In our series, no relation was found between A-train time and facial nerve outcome, which is surprising, considering the results previously published [15]. A systematic review describes the history of free-running EMG as a predictor for facial nerve outcome [2]. The predictive value of A-trains for long-term outcome has been a point of discussion for longer time, but some promising results were achieved. A previous study by Prell et al. showed < 0.5 s of train time to be correlated with good facial nerve outcome, whereas > 10 s was correlated with long-term facial nerve dysfunction [13]. These train times are much shorter than the ones found in our patients. Most patients in this study (including the ones with good facial nerve outcome) had train times far exceeding 10 s. This is most likely caused by the algorithm used for A-train detection. As described later by Prell, only 1.46% of A-trains are detected using the automated algorithm, while our study also includes A-trains found by visual analysis [14].

Contradictory to previous research, there are cases in our cohort with high train times and no nerve function loss, and vice versa. Difference in cohort size or the surgical goals (radical resection was not a goal in this study) might play a role in explaining these differences between our results and previous ones.

In the current study, and in our clinical practice, we use DNS for intraoperative facial nerve identification and not for function prediction. We are aware that in many studies DNS has been used to predict facial nerve outcome after tumour removal using different techniques (absolute amplitude, stimulation threshold, proximal-to-distal ratio). An extensive review has been written on this topic (Acioly 2013 World Neurosurg). Although these techniques may facilitate post-operative clinical management, they cannot be used intraoperatively to predict facial nerve outcome, because stimulation distal to facial nerve injury evokes normal responses and because the proximal part of the facial nerve is mostly not visible until complete removal of the tumour.

The strengths of our study are the relatively large cohort of subjects with large tumours, the use of multi-modal monitoring and comparison of these in a single population. Moreover, since we studied our IOM regimen in different tumours in the CPA, our results apply to not only schwannoma.

A possible limitation of our study is the fact that the surgeon was not blinded for intra-operative measurements and thus was guided by A-trains as well as TcMEP threshold change.

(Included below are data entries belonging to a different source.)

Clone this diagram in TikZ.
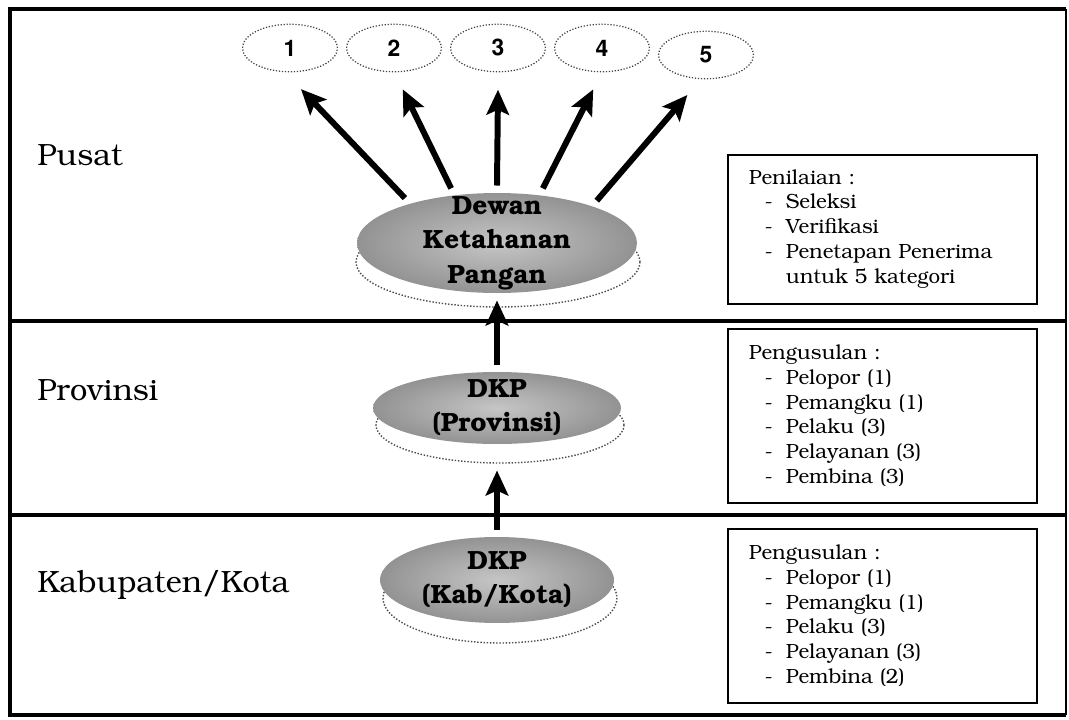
\documentclass[tikz,border=0pt]{standalone}
\usepackage[T1]{fontenc}
\usepackage{bookman}
\usetikzlibrary{arrows.meta,shapes.geometric,positioning}

\newcommand{\itm}[1]{\makebox[0.74cm][r]{-\hspace{0.26cm}}\mbox{#1}}

\tikzset{
  frame/.style={line width=1.8pt},
  levelname/.style={anchor=base west, inner sep=0pt, font=\fontsize{17.5}{20}\selectfont},
  kategori/.style={ellipse, draw=black!75, densely dotted, line width=0.7pt,
    minimum width=1.9cm, minimum height=0.95cm, inner sep=0pt, outer sep=0.36cm,
    font=\fontfamily{phv}\fontsize{13}{15}\bfseries\selectfont},
  lembaga/.style={ellipse, shading=radial, inner color=gray!45, outer color=gray!85,
    inner sep=0pt, outer sep=0.15cm},
  lembagatext/.style={align=center, inner sep=0pt, font=\bfseries\fontsize{15}{19.5}\selectfont},
  ring/.style={densely dotted, draw=black!70, line width=0.8pt},
  alur/.style={line width=3.4pt, -{Stealth[length=0.5cm,width=0.45cm,inset=0.1cm]}},
  ketbox/.style={draw, line width=0.9pt, anchor=north west, align=left,
    text width=5.34cm, inner xsep=0.42cm, font=\fontsize{11.7}{14.2}\selectfont},
}

\begin{document}
\begin{tikzpicture}[x=0.02cm, y=-0.02cm]
  \useasboundingbox (0,0) rectangle (1069,720);

  % frame and levels
  \draw[frame] (1066,9) -- (10,9) -- (10,715) -- (1066,715);
  \draw[line width=0.8pt] (1066,9) -- (1066,715);
  \draw[frame] (10,321) -- (1066,321);
  \draw[frame] (10,515) -- (1066,515);

  \node[levelname] (pusat) at (37,165) {Pusat};
  \node[levelname] (prov) at (37,400) {Provinsi};
  \node[levelname] (kabkota) at (37,592) {Kabupaten/Kota};

  % kategori penerima
  \foreach \i/\x/\y in {1/290/48, 2/394/48, 3/498/48, 4/602/48, 5/706/55}
    \node[kategori] (k\i) at (\x,\y) {\i};

  % dewan & dkp
  \draw[ring] (498,262) ellipse [x radius=142, y radius=45];
  \draw[ring] (500,425) ellipse [x radius=124, y radius=38];
  \draw[ring] (500,598) ellipse [x radius=117, y radius=45];

  \node[lembaga, minimum width=5.6cm, minimum height=2cm,
    label={[lembagatext]center:Dewan\\Ketahanan\\Pangan}] (dkn) at (497,243) {};
  \node[lembaga, minimum width=4.96cm, minimum height=1.44cm,
    label={[lembagatext]center:DKP\\(Provinsi)}] (dkpprov) at (497,408) {};
  \node[lembaga, minimum width=4.68cm, minimum height=1.72cm,
    label={[lembagatext]center:DKP\\(Kab/Kota)}] (dkpkab) at (497,580) {};

  \draw[alur] (dkn.154) -- (k1.-75);
  \draw[alur] (dkn.130) -- (k2.-78);
  \draw[alur] (dkn.90) -- (k3.-90);
  \draw[alur] (dkn.50) -- (k4.-102);
  \draw[alur] (dkn.23) -- (k5.-115);
  \draw[alur] (dkpprov) -- (dkn);
  \draw[alur, shorten >=0.38cm] (dkpkab) -- (dkpprov);

  % keterangan
  \node[ketbox, minimum height=2.98cm] (nilai) at (727,154)
    {Penilaian :\\ \itm{Seleksi}\\ \itm{Verifikasi}\\ \itm{Penetapan Penerima}\\ \hspace*{0.74cm}untuk 5 kategori};
  \node[ketbox, minimum height=3.48cm] (usulprov) at (727,328)
    {Pengusulan :\\ \itm{Pelopor (1)}\\ \itm{Pemangku (1)}\\ \itm{Pelaku (3)}\\ \itm{Pelayanan (3)}\\ \itm{Pembina (3)}};
  \node[ketbox, minimum height=3.48cm] (usulkab) at (727,528)
    {Pengusulan :\\ \itm{Pelopor (1)}\\ \itm{Pemangku (1)}\\ \itm{Pelaku (3)}\\ \itm{Pelayanan (3)}\\ \itm{Pembina (2)}};
\end{tikzpicture}
\end{document}
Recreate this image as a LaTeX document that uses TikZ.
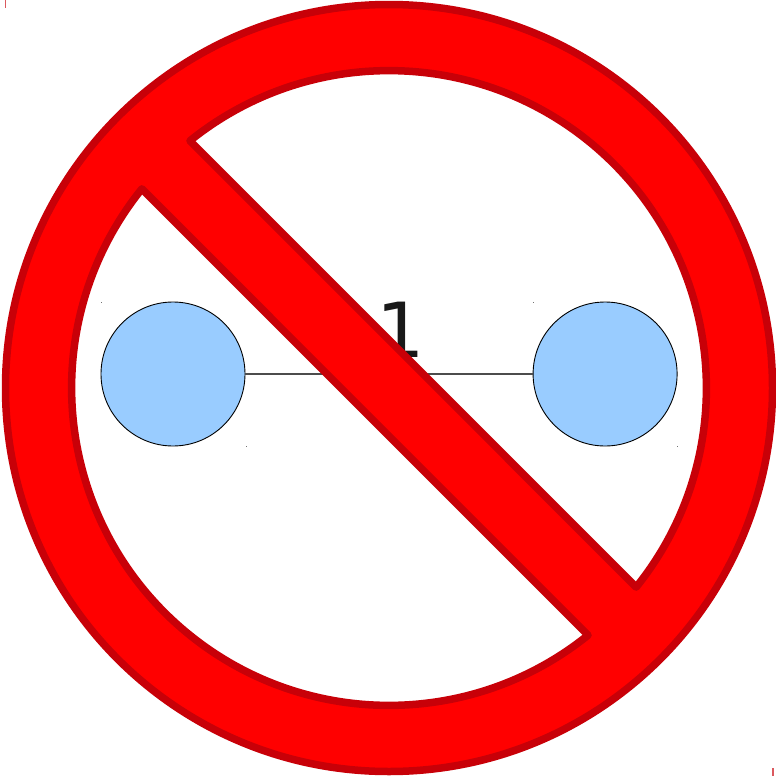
\documentclass[tikz,border=0pt]{standalone}
\usepackage{fontspec}
\setmainfont{DejaVu Sans}
\usetikzlibrary{positioning}
\definecolor{vertexblue}{HTML}{99CCFF}
\definecolor{signred}{HTML}{FF0000}
\definecolor{signdark}{HTML}{C80008}
\tikzset{
    vertex/.style={draw=black, fill=vertexblue, circle, minimum size=144pt, inner sep=0pt, line width=0.9pt},
    edge/.style={draw=black!70, line width=1.1pt},
    % the ring and the bar are one path, with two holes in it
    nosign/.style={fill=signred, draw=signdark, line width=7.5pt, line join=round, even odd rule},
    speck/.style={draw=black!55, line width=0.9pt},
    cropmark/.style={draw=signdark!65, line width=1.5pt},
}
\begin{document}
\begin{tikzpicture}[x=1pt, y=1pt]
    \useasboundingbox (0,0) rectangle (776,-779);

    \node[vertex] (left) at (173,-374) {};
    \node[vertex, right=287.2pt of left] (right) {};
    \node[font=\fontsize{76}{76}\selectfont, text=black!90] (weight) at (401,-329.5) {1};

    \draw[edge] (left) -- (right);

    \draw[speck] (101,-302) -- ++(0.9,0);
    \draw[speck] (246,-446) -- ++(0.9,0);
    \draw[speck] (533,-302) -- ++(0.9,0);
    \draw[speck] (677,-446) -- ++(0.9,0);

    \coordinate (centre) at (389,-388);
    \path[nosign] (centre) circle[radius=383.5pt]
        (centre) ++(-38.86:317.4pt) arc[start angle=-38.86, end angle=128.84, radius=317.4pt] -- cycle
        (centre) ++(141.14:317.4pt) arc[start angle=141.14, end angle=308.84, radius=317.4pt] -- cycle;

    \draw[cropmark] (5.5,0) -- (5.5,-8);
    \draw[cropmark] (773,-768) -- (773,-776);
\end{tikzpicture}
\end{document}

This results in a bias towards less aggressive resections. As a result, the distribution of post-op HB grades is skewed towards the lower grades. Also, TcMEP changes seem to occur earlier than A-trains, possibly explaining the lack of correlation between A-train duration and TcMEP in our series (with continued resection, more A-trains and possibly more unfavourable facial nerve outcomes could have been found). Although commonly used, the use of the HB grade for facial nerve outcome is quite crude; unfortunately, more detailed outcome measurements (e.g. Sunnybrook classification) were not available.

Based on our results, we suggest using TcMEP threshold as a guide for safe resection of tumours in the CPA. Especially considering vestibular schwannoma, in a time where radiosurgery offers good treatment for most tumours and small remnants have shown to have low recurrent rates, the most important goal of surgery must be to preserve function. TcMEP threshold is a better predictor than A-trains when operating on large vestibular schwannomas when a safe (partial) resection is to be achieved, resulting in 71% near total resection and 73% good facial nerve function after 6 months.